Investigators say French medical device maker Poly Implant Prothèse in the 2000s developed a simple way to pass the required annual inspections of its manufacturing process for breast implants. To keep its outside auditors from discovering that PIP was filling implant casings with cheap, industrial-grade gel to shave costs, workers hid barrels of the unauthorized substitute for medical silicone in a separate warehouse and on a truck during the auditors’ visits, former employees told French police according to transcripts obtained by Bloomberg News. One employee told police he was asked to erase evidence of the unapproved substances from the computer system before the audits and to reintegrate the data afterwards. Each year after the auditors left, another former PIP employee told police, workers celebrated with a round of drinks toasting another successful deception.
To avoid a repeat of the breast implant scandal, European Union regulators are considering an overhaul of rules that leave medical-device makers such as PIP in charge of checking the safety of their own products. Currently, companies are required to hire outside contractors to certify quality controls and production systems before they can sell medical devices throughout the 27-nation bloc and in countries that recognize its standards. But PIP employees have told police they repeatedly deceived the German technical review company hired to certify its quality control, TÜV Rheinland Holding. French authorities pulled the devices, which also experienced rupturing after PIP moved to a thinner casing material, from the market in March 2010. PIP filed for bankruptcy the following day. Last year French health regulators recommended that all PIP implants be removed after a woman with ruptured implants died of cancer in November. About 400,000 PIP implants were sold in nations including Australia, Brazil, Germany, and the U.K.
“Our oversight system isn’t adequate,” says Dominique Maraninchi, director general of Afssaps, France’s health industry regulator. “It allowed a fraud of this size to take place for years. The system is based on certifying companies that check only what is presented to them.” Afssaps is preparing a list of high-risk implants and rules to better police their safety and will propose a new oversight system later this year. An Afssaps report is due in April on the state of France’s 10-year-old silicone breast-implant industry. In 14 percent of women in France whose implants have been removed, the device had ruptured or leaked, officials say. (U.S. regulators had refused to approve the devices.)
PIP founder Jean-Claude Mas, 72, began using industrial-grade silicone years ago, say police, cutting the cost of the filling to as little as €5.10 ($6.67) a kilogram from the €41.54 a kilo for the medical silicone PIP claimed was used. The thinner casing PIP used made ruptures and leaks more likely, says Christian Marinetti, a Marseille plastic surgeon who for years had complained to Afssaps about PIP’s high rupture rate.

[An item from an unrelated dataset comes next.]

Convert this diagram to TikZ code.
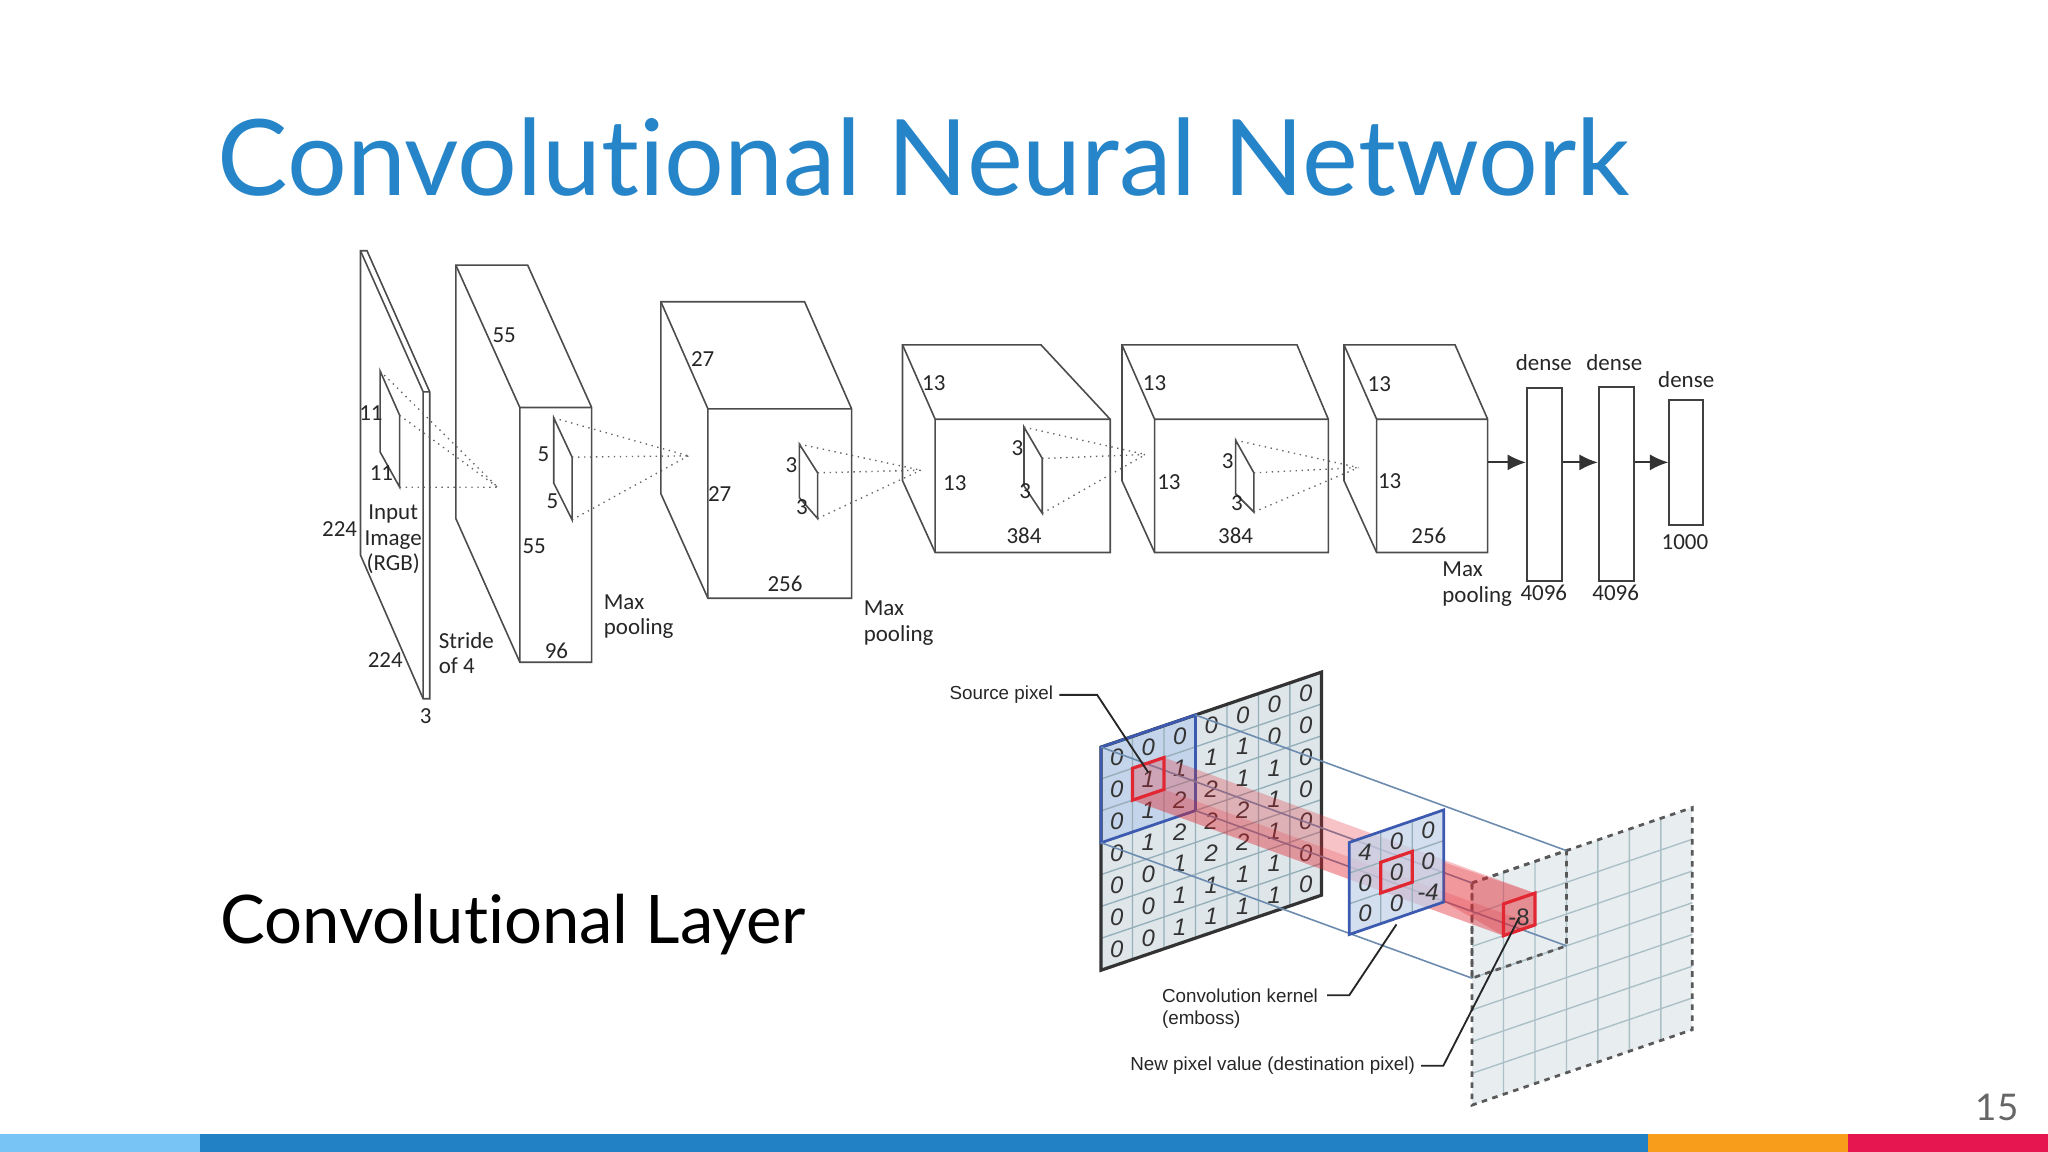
\documentclass[tikz,border=0pt]{standalone}
\usepackage{fontspec}
\setmainfont{Lato}[Ligatures=NoCommon]
\newfontfamily\carl{Carlito}
\newfontfamily\arl{Liberation Sans}
\usetikzlibrary{arrows.meta}
\definecolor{titleblue}{RGB}{38,133,200}
\definecolor{barA}{RGB}{120,196,245}
\definecolor{barB}{RGB}{34,128,196}
\definecolor{barC}{RGB}{248,156,28}
\definecolor{barD}{RGB}{230,22,80}
\definecolor{gridfill}{RGB}{222,230,234}
\definecolor{bluefill}{RGB}{196,212,234}
\definecolor{blueedge}{RGB}{60,90,175}
\definecolor{gline}{RGB}{150,175,185}
\definecolor{fline}{RGB}{110,140,175}
\definecolor{pix}{RGB}{225,40,50}
\tikzset{
  lbl/.style={font=\fontsize{5}{5.6}\selectfont\carl, inner sep=0, align=center, text=black!85},
  cl/.style={font=\fontsize{4.1}{4.8}\selectfont\arl, inner sep=0, align=left, text=black!85},
  dig/.style={font=\fontsize{5.2}{5.2}\selectfont\arl\itshape, inner sep=0, text=black!80},
  edge/.style={draw=black!70, line width=0.35pt},
  dots/.style={draw=black!60, line width=0.3pt, densely dotted},
  lead/.style={draw=black!85, line width=0.4pt},
}
\begin{document}
\begin{tikzpicture}[x=0.1mm,y=-0.1mm]
\useasboundingbox (0,0) rectangle (1568,882);
% bottom bar
\fill[barA] (0,868) rectangle (153,882);
\fill[barB] (153,868) rectangle (1262,882);
\fill[barC] (1262,868) rectangle (1415,882);
\fill[barD] (1415,868) rectangle (1568,882);
\node[anchor=base east, font=\fontsize{8}{8}\selectfont, text=black!60, inner sep=0] (pg) at (1546,858) {15};
% titles
\node[anchor=base west, font=\fontsize{23}{24}\selectfont, text=titleblue, inner sep=0] (title) at (166,150) {Convolutional Neural Network};
\node[anchor=base west, font=\fontsize{14.6}{15}\selectfont, inner sep=0] (sub) at (168,722) {Convolutional Layer};

% ===== CNN =====
% input slab
\draw[edge] (276,192)--(281,192)--(329,300)--(329,535)--(324,535)--(276,425)--cycle;
\draw[edge] (276,192)--(324,300)--(324,535) (324,300)--(329,300);
\draw[edge] (291,284)--(291,346)--(306,373)--(306,318)--cycle;
\draw[dots] (291,284)--(381,373) (306,318)--(381,373) (306,373)--(381,373);
\node[lbl] (i11a) at (284,316) {11};
\node[lbl] (i11b) at (292,362) {11};
\node[lbl] (i224a) at (260,405) {224};
\node[lbl] (iin) at (301,413) {Input\\Image\\(RGB)};
\node[lbl] (i224b) at (295,505) {224};
\node[lbl] (i3) at (326,548) {3};
\node[lbl, align=left] (str) at (357,500) {Stride\\of 4};
% box 2
\draw[edge] (349,203)--(404,203)--(453,312)--(453,507)--(398,507)--(349,397)--cycle;
\draw[edge] (349,203)--(398,312)--(453,312) (398,312)--(398,507);
\draw[edge] (424,320)--(424,370)--(438,398)--(438,350)--cycle;
\draw[dots] (424,320)--(527,349) (438,350)--(527,349) (438,398)--(527,349);
\node[lbl] (b55a) at (386,257) {55};
\node[lbl] (b55b) at (409,418) {55};
\node[lbl] (b96) at (426,498) {96};
\node[lbl] (b5a) at (416,348) {5};
\node[lbl] (b5b) at (423,384) {5};
\node[lbl, align=left] (mp1) at (489,472) {Max\\pooling};
% box 3
\draw[edge] (506,231)--(616,231)--(652,313)--(652,458)--(542,458)--(506,378)--cycle;
\draw[edge] (506,231)--(542,313)--(652,313) (542,313)--(542,458);
\draw[edge] (612,340)--(612,381)--(626,397)--(626,362)--cycle;
\draw[dots] (612,340)--(705,360) (626,362)--(705,360) (626,397)--(705,360);
\node[lbl] (c27a) at (538,275) {27};
\node[lbl] (c27b) at (551,378) {27};
\node[lbl] (c256) at (601,447) {256};
\node[lbl] (c3a) at (606,356) {3};
\node[lbl] (c3b) at (614,388) {3};
\node[lbl, align=left] (mp2) at (688,477) {Max\\pooling};
% box 4
\draw[edge] (691,264)--(797,264)--(850,321)--(850,423)--(716,423)--(691,368)--cycle;
\draw[edge] (691,264)--(716,321)--(850,321) (716,321)--(716,423);
\draw[edge] (784,327)--(784,372)--(798,393)--(798,351)--cycle;
\draw[dots] (784,327)--(877,348) (798,351)--(877,348) (798,393)--(877,348);
\node[lbl] (d13a) at (715,293) {13};
\node[lbl] (d13b) at (731,370) {13};
\node[lbl] (d384) at (784,410) {384};
\node[lbl] (d3a) at (779,343) {3};
\node[lbl] (d3b) at (785,376) {3};
% box 5
\draw[edge] (859,264)--(993,264)--(1017,321)--(1017,423)--(884,423)--(859,368)--cycle;
\draw[edge] (859,264)--(884,321)--(1017,321) (884,321)--(884,423);
\draw[edge] (946,337)--(946,378)--(960,392)--(960,362)--cycle;
\draw[dots] (946,337)--(1040,358) (960,362)--(1040,358) (960,392)--(1040,358);
\node[lbl] (e13a) at (884,293) {13};
\node[lbl] (e13b) at (895,369) {13};
\node[lbl] (e384) at (946,410) {384};
\node[lbl] (e3a) at (940,353) {3};
\node[lbl] (e3b) at (947,385) {3};
% box 6
\draw[edge] (1029,264)--(1114,264)--(1139,321)--(1139,423)--(1054,423)--(1029,368)--cycle;
\draw[edge] (1029,264)--(1054,321)--(1139,321) (1054,321)--(1054,423);
\node[lbl] (f13a) at (1056,294) {13};
\node[lbl] (f13b) at (1064,368) {13};
\node[lbl] (f256) at (1094,410) {256};
\node[lbl, align=left] (mp3) at (1131,447) {Max\\pooling};
% dense
\node[draw=black!75, line width=0.4pt, minimum width=27*0.1mm, minimum height=148*0.1mm, inner sep=0] (dA) at (1182.5,371) {};
\node[draw=black!75, line width=0.4pt, minimum width=27*0.1mm, minimum height=149*0.1mm, inner sep=0] (dB) at (1237.5,370.5) {};
\node[draw=black!75, line width=0.4pt, minimum width=26*0.1mm, minimum height=96*0.1mm, inner sep=0] (dC) at (1291,354) {};
\coordinate (f6) at (1139,354);
\draw[-{Latex[length=4pt,width=3.5pt]}, black!80, line width=0.4pt] (f6)--(f6-|dA.west);
\draw[-{Latex[length=4pt,width=3.5pt]}, black!80, line width=0.4pt] (dA.east|-f6)--(dB.west|-f6);
\draw[-{Latex[length=4pt,width=3.5pt]}, black!80, line width=0.4pt] (dB.east|-f6)--(dC.west|-f6);
\node[lbl] (dn1) at (1182,278) {dense};
\node[lbl] (dn2) at (1236,278) {dense};
\node[lbl] (dn3) at (1291,291) {dense};
\node[lbl] (n1) at (1182,454) {4096};
\node[lbl] (n2) at (1237,454) {4096};
\node[lbl] (n3) at (1290,415) {1000};

% ===== Convolution layer =====
\begin{scope}[shift={(843,572)},x={(24.1,-8.2)},y={(0,24.4)}]
  \fill[gridfill] (0,0)--(7,0)--(7,7)--(0,7)--cycle;
  \fill[bluefill] (0,0)--(3,0)--(3,3)--(0,3)--cycle;
  \foreach \i in {1,...,6} \draw[gline, line width=0.3pt] (\i,0)--(\i,7) (0,\i)--(7,\i);
  \foreach \row [count=\r from 0] in {{0,0,0,0,0,0,0},{0,1,1,1,1,0,0},{0,1,2,2,1,1,0},{0,1,2,2,2,1,0},{0,0,1,2,2,1,0},{0,0,1,1,1,1,0},{0,0,1,1,1,1,0}}
    \foreach \v [count=\c from 0] in \row \node[dig] (s\r\c) at (\c+.5,\r+.5) {\v};
  \draw[black!80, line width=0.7pt] (0,0)--(7,0)--(7,7)--(0,7)--cycle;
  \draw[blueedge, line width=0.6pt] (0,0)--(3,0)--(3,3)--(0,3)--cycle;
  \coordinate (sA) at (0,0); \coordinate (sB) at (3,0); \coordinate (sC) at (3,3); \coordinate (sD) at (0,3);
  \coordinate (p1) at (1,1); \coordinate (p2) at (2,1); \coordinate (p3) at (2,2); \coordinate (p4) at (1,2);
  \coordinate (spix) at (1.5,1.3);
\end{scope}
\begin{scope}[shift={(1127,676)},x={(24.1,-8.25)},y={(0,24.3)}]
  \fill[gridfill!70] (0,0)--(7,0)--(7,7)--(0,7)--cycle;
  \foreach \i in {1,...,6} \draw[gline!80, line width=0.3pt] (\i,0)--(\i,7) (0,\i)--(7,\i);
  \draw[black!65, line width=0.6pt, dash pattern=on 1.2pt off 1.2pt] (0,0)--(7,0)--(7,7)--(0,7)--cycle;
  \draw[black!65, line width=0.6pt, dash pattern=on 1.2pt off 1.2pt] (0,0)--(3,0)--(3,3)--(0,3)--cycle;
  \coordinate (dA0) at (0,0); \coordinate (dB0) at (3,0); \coordinate (dC0) at (3,3); \coordinate (dD0) at (0,3);
  \coordinate (q1) at (1,1); \coordinate (q2) at (2,1); \coordinate (q3) at (2,2); \coordinate (q4) at (1,2);
  \coordinate (dpix) at (1.5,1.6);
\end{scope}
\draw[fline, line width=0.35pt] (sA)--(dA0) (sB)--(dB0) (sC)--(dC0) (sD)--(dD0);
\fill[pix, opacity=0.28] (p1)--(p2)--(q2)--(q3)--(q4)--(p4)--cycle;
\fill[pix, opacity=0.2] (p4)--(p3)--(q3)--(q4)--cycle;
\begin{scope}[shift={(1033,645)},x={(24.1,-8.3)},y={(0,23.5)}]
  \fill[bluefill, opacity=0.75] (0,0)--(3,0)--(3,3)--(0,3)--cycle;
  \foreach \i in {1,2} \draw[gline, line width=0.3pt] (\i,0)--(\i,3) (0,\i)--(3,\i);
  \foreach \row [count=\r from 0] in {{4,0,0},{0,0,0},{0,0,-4}}
    \foreach \v [count=\c from 0] in \row \node[dig] (k\r\c) at (\c+.5,\r+.5) {\v};
  \draw[blueedge, line width=0.6pt] (0,0)--(3,0)--(3,3)--(0,3)--cycle;
  \draw[pix, line width=0.7pt] (1,1)--(2,1)--(2,2)--(1,2)--cycle;
  \coordinate (kpt) at (1.5,3.2);
\end{scope}
\fill[pix, opacity=0.28] (1105,660)--(q2)--(q3)--(q4)--(1105,690)--cycle;
\draw[pix, line width=0.7pt] (p1)--(p2)--(p3)--(p4)--cycle;
\draw[pix, line width=0.7pt] (q1)--(q2)--(q3)--(q4)--cycle;
\node[dig, font=\fontsize{5.2}{5.2}\selectfont\arl] (dv) at (1163,702) {-8};
\node[cl, anchor=east] (lsrc) at (807,532) {Source pixel};
\coordinate (lsrc1) at (840,532);
\draw[lead] (lsrc.east)++(4,0)--(lsrc1)--(spix);
\node[cl, anchor=north west] (lker) at (889,756) {Convolution kernel\\(emboss)};
\coordinate (lker1) at (1033,762);
\draw[lead] (1016,762)--(lker1)--(kpt);
\node[cl, anchor=east] (lnew) at (1084,816) {New pixel value (destination pixel)};
\coordinate (lnew1) at (1105,816);
\draw[lead] (lnew.east)++(4,0)--(lnew1)--(dpix);
\end{tikzpicture}
\end{document}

Mas, who previously worked as a wine and cognac seller and a drug company sales rep, will stand trial for fraud with four former co-workers later this year or in early 2013. He didn’t return messages left on his mobile phone requesting comment. His lawyer, Yves Haddad, didn’t respond to requests for comment by phone, e-mail, and fax.
Olivier Gutkes, TÜV’s Paris-based lawyer, says TÜV’s job “isn’t to check the final product. It’s about avoiding having unsuitable products because of disorganization or production errors.” Gutkes says TÜV won’t change its practices until EU rules change, nor will it make surprise visits to clients’ facilities. “An unannounced audit is carried out only in one case: when the notified body has doubts about a fraud which can be substantiated,” Gutkes says. “No one at TÜV ever imagined that the whole company was involved in covering up the fraud.”